Speaking of S. O. 56.1, the same suggestion was made because of the inflationary factor. Having to stand 25 people to stop a S. O. 56.1 from being adopted was done many decades ago and written into the Standing Orders. There was a suggestion—and we certainly could have done it had we wished, because we were a majority—that we change the number from 25 to, say, 35 or 40 or beyond, making it even more difficult for the opposition parties to block a S. O. 56.1. It didn't happen. We didn't even bring it forward. Why? Because it would be unfair. It would be using the tyranny of the majority to try to better our position politically. It simply didn't happen.
That's why I feel so strongly about what's being attempted here. If the government truly wants to make these changes, if it is sincere in its belief that these proposed changes will improve the functioning of Parliament, then they should do it. Introduce a motion and pass it. You have the majority. You have the ability to do this. The government, however, is not doing it, because it wants political cover from this committee.
They want the ability to say that a standing committee of Parliament recommended changes, and because it is an all-party committee, we will adopt those changes. It's a sham, and it is, at best, disingenuous.
We are here because we recognize what the government is attempting to do. They have the ability to do so if they wish. If they wish to do so unilaterally in the House, just do it. However, to try to make it appear that a report tabled by the standing committee gives tacit approval for them to do so is, quite frankly, deceptive, deceitful, and it shouldn't be allowed. That is why we're filibustering.
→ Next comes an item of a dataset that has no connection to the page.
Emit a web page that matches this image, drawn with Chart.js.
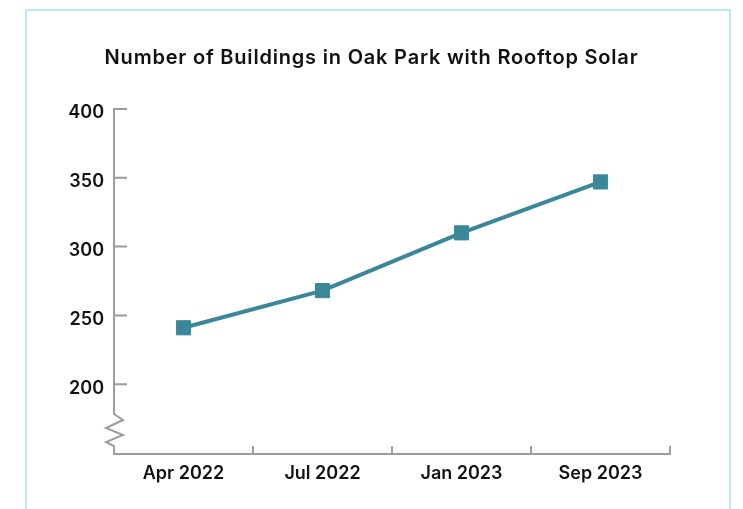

I also want to point out to committee members that while I was the parliamentary secretary to the government House leader for that length of time and our lead on the procedures and House affairs committee on many occasions, I had an opportunity to negotiate with members of the committee. If Mr. Christopherson were here, I know he would support what I'm about to say. I can assure you—on many occasions we were negotiating, whether it be a motion or the ability for the opposition members to bring forward an issue they wanted to discuss or a host of other issues that arise from time to time at committee—whenever I gave my word to a member of the opposition, my word was my bond. I never broke it.